──────── RECORDS PROVIDED ────────
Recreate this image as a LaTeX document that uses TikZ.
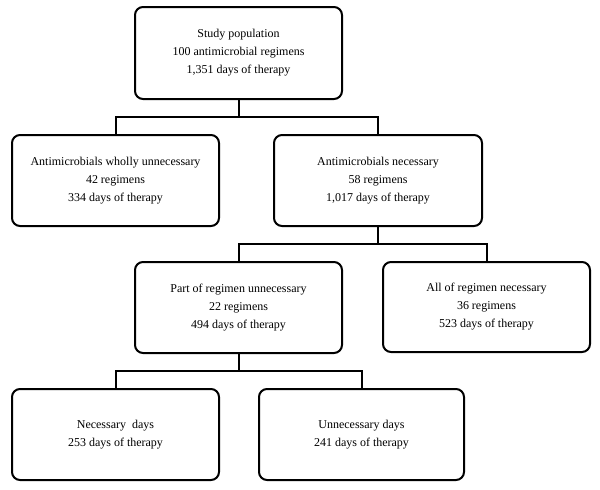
────────
──────── RECORDS PROVIDED ────────
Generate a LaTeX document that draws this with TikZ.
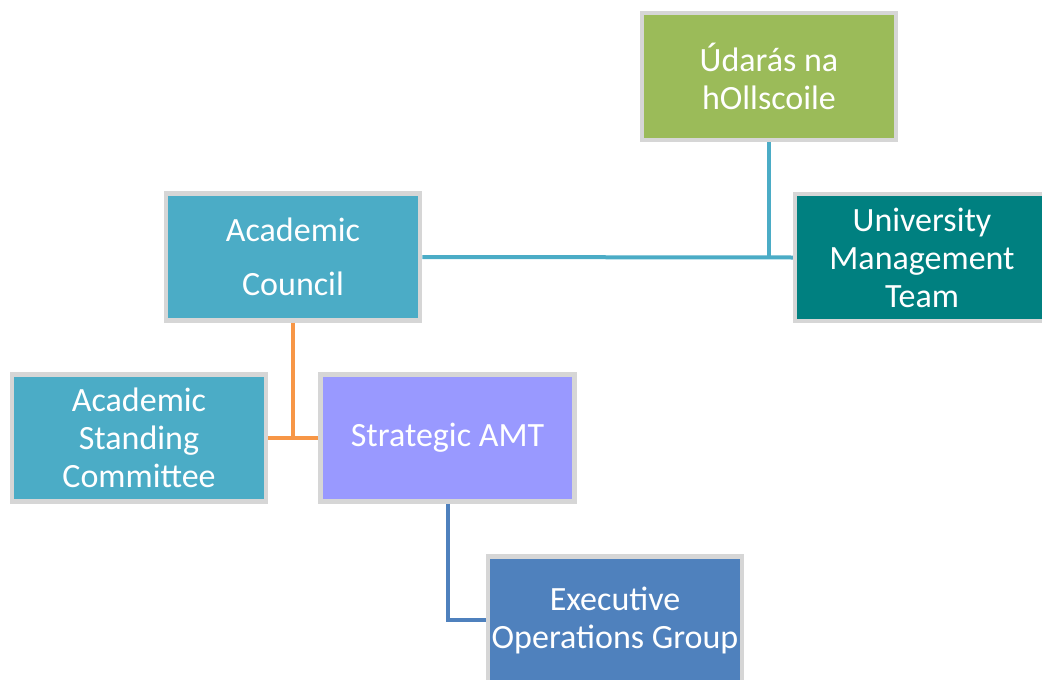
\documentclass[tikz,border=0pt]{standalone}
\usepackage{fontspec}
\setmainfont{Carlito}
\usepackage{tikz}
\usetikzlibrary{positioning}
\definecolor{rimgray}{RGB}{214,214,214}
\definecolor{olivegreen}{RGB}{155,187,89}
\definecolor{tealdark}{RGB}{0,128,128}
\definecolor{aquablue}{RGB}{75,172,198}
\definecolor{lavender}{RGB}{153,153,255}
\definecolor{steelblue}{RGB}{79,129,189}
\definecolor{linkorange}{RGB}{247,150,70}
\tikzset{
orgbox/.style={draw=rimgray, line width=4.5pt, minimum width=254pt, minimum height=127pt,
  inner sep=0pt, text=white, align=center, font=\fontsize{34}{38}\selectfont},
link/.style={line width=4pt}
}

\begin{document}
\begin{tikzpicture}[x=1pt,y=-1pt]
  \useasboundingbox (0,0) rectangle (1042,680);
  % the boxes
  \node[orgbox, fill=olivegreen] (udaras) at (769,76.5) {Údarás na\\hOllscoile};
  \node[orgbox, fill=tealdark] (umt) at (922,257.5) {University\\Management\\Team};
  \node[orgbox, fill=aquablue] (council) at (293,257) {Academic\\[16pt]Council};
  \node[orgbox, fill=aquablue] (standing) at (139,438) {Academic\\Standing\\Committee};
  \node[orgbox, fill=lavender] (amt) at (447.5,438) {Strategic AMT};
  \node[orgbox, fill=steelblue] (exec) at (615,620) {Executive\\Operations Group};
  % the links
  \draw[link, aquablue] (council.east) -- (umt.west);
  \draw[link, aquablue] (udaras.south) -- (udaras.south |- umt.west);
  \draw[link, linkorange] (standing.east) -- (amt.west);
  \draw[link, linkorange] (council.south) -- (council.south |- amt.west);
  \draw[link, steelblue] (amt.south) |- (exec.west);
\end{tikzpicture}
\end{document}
────────
**EXERCISE DESCRIPTION:**
Search the entries for the string "LaTeX" and collect each line that has it.

**TASK RESULT:**
Recreate this image as a LaTeX document that uses TikZ.
Generate a LaTeX document that draws this with TikZ.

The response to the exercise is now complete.